◆ **DIRECTIONS**:
Repeat the data word for word. Do not include the pictures.

◆ **SUPPLIED DATA**:
:::::
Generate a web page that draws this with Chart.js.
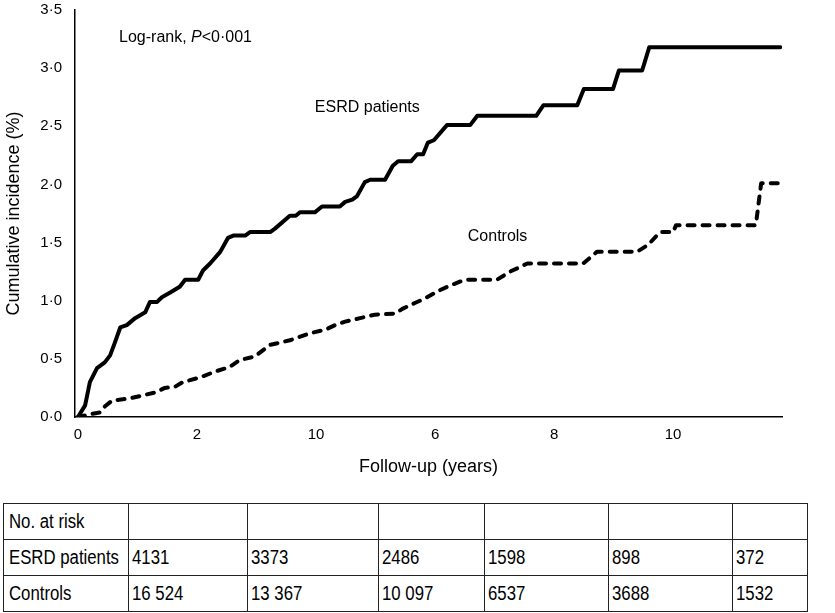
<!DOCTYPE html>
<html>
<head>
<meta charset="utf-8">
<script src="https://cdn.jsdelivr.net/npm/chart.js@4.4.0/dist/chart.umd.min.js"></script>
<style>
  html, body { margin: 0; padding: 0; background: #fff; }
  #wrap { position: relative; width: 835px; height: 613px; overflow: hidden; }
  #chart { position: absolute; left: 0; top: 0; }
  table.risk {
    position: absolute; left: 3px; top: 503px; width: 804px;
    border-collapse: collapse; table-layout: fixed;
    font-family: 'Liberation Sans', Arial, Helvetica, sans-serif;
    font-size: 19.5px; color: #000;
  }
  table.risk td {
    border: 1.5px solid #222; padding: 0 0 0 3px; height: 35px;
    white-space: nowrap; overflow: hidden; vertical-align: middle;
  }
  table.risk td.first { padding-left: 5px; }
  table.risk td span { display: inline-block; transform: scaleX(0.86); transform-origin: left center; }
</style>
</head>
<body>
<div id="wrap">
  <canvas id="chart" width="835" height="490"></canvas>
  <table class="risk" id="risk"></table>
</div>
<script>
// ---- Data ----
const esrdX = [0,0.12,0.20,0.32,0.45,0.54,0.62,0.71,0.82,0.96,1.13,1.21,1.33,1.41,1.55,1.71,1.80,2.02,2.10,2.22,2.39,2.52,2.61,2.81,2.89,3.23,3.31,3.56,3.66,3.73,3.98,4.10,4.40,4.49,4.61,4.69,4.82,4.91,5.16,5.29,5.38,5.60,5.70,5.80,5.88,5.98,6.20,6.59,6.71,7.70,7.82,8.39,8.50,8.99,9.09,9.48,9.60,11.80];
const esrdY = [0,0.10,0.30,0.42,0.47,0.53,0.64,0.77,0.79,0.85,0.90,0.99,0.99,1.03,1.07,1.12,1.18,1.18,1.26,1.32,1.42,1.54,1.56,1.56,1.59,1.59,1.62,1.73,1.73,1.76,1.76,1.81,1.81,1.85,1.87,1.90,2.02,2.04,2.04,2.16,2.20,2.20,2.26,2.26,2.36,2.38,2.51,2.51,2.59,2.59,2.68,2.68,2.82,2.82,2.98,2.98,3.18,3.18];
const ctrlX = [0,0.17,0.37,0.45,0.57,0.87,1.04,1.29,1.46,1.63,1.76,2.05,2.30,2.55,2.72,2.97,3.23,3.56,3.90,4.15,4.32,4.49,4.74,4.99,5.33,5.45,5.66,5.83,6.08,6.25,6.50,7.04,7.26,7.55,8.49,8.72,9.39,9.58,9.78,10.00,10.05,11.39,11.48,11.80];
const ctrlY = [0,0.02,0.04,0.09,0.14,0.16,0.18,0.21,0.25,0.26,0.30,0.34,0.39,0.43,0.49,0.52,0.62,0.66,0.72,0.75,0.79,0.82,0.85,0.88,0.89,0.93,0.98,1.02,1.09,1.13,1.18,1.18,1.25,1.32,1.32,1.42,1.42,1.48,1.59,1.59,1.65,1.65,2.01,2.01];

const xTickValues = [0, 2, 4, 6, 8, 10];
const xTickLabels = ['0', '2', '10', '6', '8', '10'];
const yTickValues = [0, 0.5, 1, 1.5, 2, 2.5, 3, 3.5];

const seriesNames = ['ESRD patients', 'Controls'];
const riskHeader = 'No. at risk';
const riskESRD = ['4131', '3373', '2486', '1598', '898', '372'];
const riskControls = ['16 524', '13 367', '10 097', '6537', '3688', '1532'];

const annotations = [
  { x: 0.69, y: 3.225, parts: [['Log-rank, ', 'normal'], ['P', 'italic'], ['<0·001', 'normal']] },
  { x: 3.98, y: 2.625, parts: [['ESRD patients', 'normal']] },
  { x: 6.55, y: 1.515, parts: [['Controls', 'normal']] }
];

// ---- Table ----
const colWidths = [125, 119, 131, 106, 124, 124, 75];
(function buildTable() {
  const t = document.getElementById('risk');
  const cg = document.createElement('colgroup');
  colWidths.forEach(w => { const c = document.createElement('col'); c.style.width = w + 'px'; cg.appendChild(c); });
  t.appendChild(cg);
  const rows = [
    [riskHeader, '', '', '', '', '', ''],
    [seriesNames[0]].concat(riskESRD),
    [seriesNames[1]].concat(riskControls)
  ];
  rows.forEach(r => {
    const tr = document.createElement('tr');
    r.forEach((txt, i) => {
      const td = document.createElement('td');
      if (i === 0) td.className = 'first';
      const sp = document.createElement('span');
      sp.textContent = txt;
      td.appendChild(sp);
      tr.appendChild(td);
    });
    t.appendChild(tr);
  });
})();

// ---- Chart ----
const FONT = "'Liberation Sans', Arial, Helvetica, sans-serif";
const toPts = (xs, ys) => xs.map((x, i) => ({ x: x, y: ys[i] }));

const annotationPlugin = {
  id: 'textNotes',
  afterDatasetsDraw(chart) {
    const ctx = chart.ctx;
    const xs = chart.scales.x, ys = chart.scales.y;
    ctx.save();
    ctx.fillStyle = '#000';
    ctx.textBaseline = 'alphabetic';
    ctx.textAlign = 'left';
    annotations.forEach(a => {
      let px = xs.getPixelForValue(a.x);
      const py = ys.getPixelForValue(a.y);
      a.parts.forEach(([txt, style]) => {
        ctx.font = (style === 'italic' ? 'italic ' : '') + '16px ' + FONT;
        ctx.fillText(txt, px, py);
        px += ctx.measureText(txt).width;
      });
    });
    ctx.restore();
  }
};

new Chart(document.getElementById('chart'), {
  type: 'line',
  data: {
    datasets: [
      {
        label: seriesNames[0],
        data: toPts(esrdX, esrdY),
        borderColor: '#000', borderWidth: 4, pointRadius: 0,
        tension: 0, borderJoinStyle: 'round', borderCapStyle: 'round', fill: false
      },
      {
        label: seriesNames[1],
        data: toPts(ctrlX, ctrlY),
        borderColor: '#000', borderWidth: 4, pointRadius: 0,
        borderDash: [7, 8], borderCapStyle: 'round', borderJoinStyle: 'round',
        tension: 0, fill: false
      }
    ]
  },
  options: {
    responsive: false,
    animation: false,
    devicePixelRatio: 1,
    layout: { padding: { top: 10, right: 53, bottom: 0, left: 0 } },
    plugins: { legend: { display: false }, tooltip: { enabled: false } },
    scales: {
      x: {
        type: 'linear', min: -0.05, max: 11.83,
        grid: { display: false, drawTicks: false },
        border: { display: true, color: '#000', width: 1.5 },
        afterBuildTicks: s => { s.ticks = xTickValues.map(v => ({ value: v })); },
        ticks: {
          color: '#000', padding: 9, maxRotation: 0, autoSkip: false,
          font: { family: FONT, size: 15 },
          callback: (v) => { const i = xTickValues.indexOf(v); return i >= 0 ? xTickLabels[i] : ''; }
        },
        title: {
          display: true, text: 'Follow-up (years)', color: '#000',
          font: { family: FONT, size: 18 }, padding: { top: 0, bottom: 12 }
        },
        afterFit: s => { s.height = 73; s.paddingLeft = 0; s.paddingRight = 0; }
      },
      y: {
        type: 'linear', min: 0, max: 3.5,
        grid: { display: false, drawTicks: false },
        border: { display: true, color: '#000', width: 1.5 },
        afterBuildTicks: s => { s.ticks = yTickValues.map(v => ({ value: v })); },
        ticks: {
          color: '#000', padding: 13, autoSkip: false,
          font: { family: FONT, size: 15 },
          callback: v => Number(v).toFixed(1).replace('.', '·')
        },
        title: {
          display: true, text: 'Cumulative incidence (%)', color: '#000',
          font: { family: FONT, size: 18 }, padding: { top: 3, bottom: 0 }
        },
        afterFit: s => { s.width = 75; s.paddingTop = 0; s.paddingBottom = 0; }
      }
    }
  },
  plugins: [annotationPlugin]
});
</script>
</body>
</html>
:::::
◆ **COMPLETED EXERCISE**:
Generate a web page that draws this with Chart.js.
<!DOCTYPE html>
<html>
<head>
<meta charset="utf-8">
<script src="https://cdn.jsdelivr.net/npm/chart.js@4.4.0/dist/chart.umd.min.js"></script>
<style>
  html, body { margin: 0; padding: 0; background: #fff; }
  #wrap { position: relative; width: 835px; height: 613px; overflow: hidden; }
  #chart { position: absolute; left: 0; top: 0; }
  table.risk {
    position: absolute; left: 3px; top: 503px; width: 804px;
    border-collapse: collapse; table-layout: fixed;
    font-family: 'Liberation Sans', Arial, Helvetica, sans-serif;
    font-size: 19.5px; color: #000;
  }
  table.risk td {
    border: 1.5px solid #222; padding: 0 0 0 3px; height: 35px;
    white-space: nowrap; overflow: hidden; vertical-align: middle;
  }
  table.risk td.first { padding-left: 5px; }
  table.risk td span { display: inline-block; transform: scaleX(0.86); transform-origin: left center; }
</style>
</head>
<body>
<div id="wrap">
  <canvas id="chart" width="835" height="490"></canvas>
  <table class="risk" id="risk"></table>
</div>
<script>
// ---- Data ----
const esrdX = [0,0.12,0.20,0.32,0.45,0.54,0.62,0.71,0.82,0.96,1.13,1.21,1.33,1.41,1.55,1.71,1.80,2.02,2.10,2.22,2.39,2.52,2.61,2.81,2.89,3.23,3.31,3.56,3.66,3.73,3.98,4.10,4.40,4.49,4.61,4.69,4.82,4.91,5.16,5.29,5.38,5.60,5.70,5.80,5.88,5.98,6.20,6.59,6.71,7.70,7.82,8.39,8.50,8.99,9.09,9.48,9.60,11.80];
const esrdY = [0,0.10,0.30,0.42,0.47,0.53,0.64,0.77,0.79,0.85,0.90,0.99,0.99,1.03,1.07,1.12,1.18,1.18,1.26,1.32,1.42,1.54,1.56,1.56,1.59,1.59,1.62,1.73,1.73,1.76,1.76,1.81,1.81,1.85,1.87,1.90,2.02,2.04,2.04,2.16,2.20,2.20,2.26,2.26,2.36,2.38,2.51,2.51,2.59,2.59,2.68,2.68,2.82,2.82,2.98,2.98,3.18,3.18];
const ctrlX = [0,0.17,0.37,0.45,0.57,0.87,1.04,1.29,1.46,1.63,1.76,2.05,2.30,2.55,2.72,2.97,3.23,3.56,3.90,4.15,4.32,4.49,4.74,4.99,5.33,5.45,5.66,5.83,6.08,6.25,6.50,7.04,7.26,7.55,8.49,8.72,9.39,9.58,9.78,10.00,10.05,11.39,11.48,11.80];
const ctrlY = [0,0.02,0.04,0.09,0.14,0.16,0.18,0.21,0.25,0.26,0.30,0.34,0.39,0.43,0.49,0.52,0.62,0.66,0.72,0.75,0.79,0.82,0.85,0.88,0.89,0.93,0.98,1.02,1.09,1.13,1.18,1.18,1.25,1.32,1.32,1.42,1.42,1.48,1.59,1.59,1.65,1.65,2.01,2.01];

const xTickValues = [0, 2, 4, 6, 8, 10];
const xTickLabels = ['0', '2', '10', '6', '8', '10'];
const yTickValues = [0, 0.5, 1, 1.5, 2, 2.5, 3, 3.5];

const seriesNames = ['ESRD patients', 'Controls'];
const riskHeader = 'No. at risk';
const riskESRD = ['4131', '3373', '2486', '1598', '898', '372'];
const riskControls = ['16 524', '13 367', '10 097', '6537', '3688', '1532'];

const annotations = [
  { x: 0.69, y: 3.225, parts: [['Log-rank, ', 'normal'], ['P', 'italic'], ['<0·001', 'normal']] },
  { x: 3.98, y: 2.625, parts: [['ESRD patients', 'normal']] },
  { x: 6.55, y: 1.515, parts: [['Controls', 'normal']] }
];

// ---- Table ----
const colWidths = [125, 119, 131, 106, 124, 124, 75];
(function buildTable() {
  const t = document.getElementById('risk');
  const cg = document.createElement('colgroup');
  colWidths.forEach(w => { const c = document.createElement('col'); c.style.width = w + 'px'; cg.appendChild(c); });
  t.appendChild(cg);
  const rows = [
    [riskHeader, '', '', '', '', '', ''],
    [seriesNames[0]].concat(riskESRD),
    [seriesNames[1]].concat(riskControls)
  ];
  rows.forEach(r => {
    const tr = document.createElement('tr');
    r.forEach((txt, i) => {
      const td = document.createElement('td');
      if (i === 0) td.className = 'first';
      const sp = document.createElement('span');
      sp.textContent = txt;
      td.appendChild(sp);
      tr.appendChild(td);
    });
    t.appendChild(tr);
  });
})();

// ---- Chart ----
const FONT = "'Liberation Sans', Arial, Helvetica, sans-serif";
const toPts = (xs, ys) => xs.map((x, i) => ({ x: x, y: ys[i] }));

const annotationPlugin = {
  id: 'textNotes',
  afterDatasetsDraw(chart) {
    const ctx = chart.ctx;
    const xs = chart.scales.x, ys = chart.scales.y;
    ctx.save();
    ctx.fillStyle = '#000';
    ctx.textBaseline = 'alphabetic';
    ctx.textAlign = 'left';
    annotations.forEach(a => {
      let px = xs.getPixelForValue(a.x);
      const py = ys.getPixelForValue(a.y);
      a.parts.forEach(([txt, style]) => {
        ctx.font = (style === 'italic' ? 'italic ' : '') + '16px ' + FONT;
        ctx.fillText(txt, px, py);
        px += ctx.measureText(txt).width;
      });
    });
    ctx.restore();
  }
};

new Chart(document.getElementById('chart'), {
  type: 'line',
  data: {
    datasets: [
      {
        label: seriesNames[0],
        data: toPts(esrdX, esrdY),
        borderColor: '#000', borderWidth: 4, pointRadius: 0,
        tension: 0, borderJoinStyle: 'round', borderCapStyle: 'round', fill: false
      },
      {
        label: seriesNames[1],
        data: toPts(ctrlX, ctrlY),
        borderColor: '#000', borderWidth: 4, pointRadius: 0,
        borderDash: [7, 8], borderCapStyle: 'round', borderJoinStyle: 'round',
        tension: 0, fill: false
      }
    ]
  },
  options: {
    responsive: false,
    animation: false,
    devicePixelRatio: 1,
    layout: { padding: { top: 10, right: 53, bottom: 0, left: 0 } },
    plugins: { legend: { display: false }, tooltip: { enabled: false } },
    scales: {
      x: {
        type: 'linear', min: -0.05, max: 11.83,
        grid: { display: false, drawTicks: false },
        border: { display: true, color: '#000', width: 1.5 },
        afterBuildTicks: s => { s.ticks = xTickValues.map(v => ({ value: v })); },
        ticks: {
          color: '#000', padding: 9, maxRotation: 0, autoSkip: false,
          font: { family: FONT, size: 15 },
          callback: (v) => { const i = xTickValues.indexOf(v); return i >= 0 ? xTickLabels[i] : ''; }
        },
        title: {
          display: true, text: 'Follow-up (years)', color: '#000',
          font: { family: FONT, size: 18 }, padding: { top: 0, bottom: 12 }
        },
        afterFit: s => { s.height = 73; s.paddingLeft = 0; s.paddingRight = 0; }
      },
      y: {
        type: 'linear', min: 0, max: 3.5,
        grid: { display: false, drawTicks: false },
        border: { display: true, color: '#000', width: 1.5 },
        afterBuildTicks: s => { s.ticks = yTickValues.map(v => ({ value: v })); },
        ticks: {
          color: '#000', padding: 13, autoSkip: false,
          font: { family: FONT, size: 15 },
          callback: v => Number(v).toFixed(1).replace('.', '·')
        },
        title: {
          display: true, text: 'Cumulative incidence (%)', color: '#000',
          font: { family: FONT, size: 18 }, padding: { top: 3, bottom: 0 }
        },
        afterFit: s => { s.width = 75; s.paddingTop = 0; s.paddingBottom = 0; }
      }
    }
  },
  plugins: [annotationPlugin]
});
</script>
</body>
</html>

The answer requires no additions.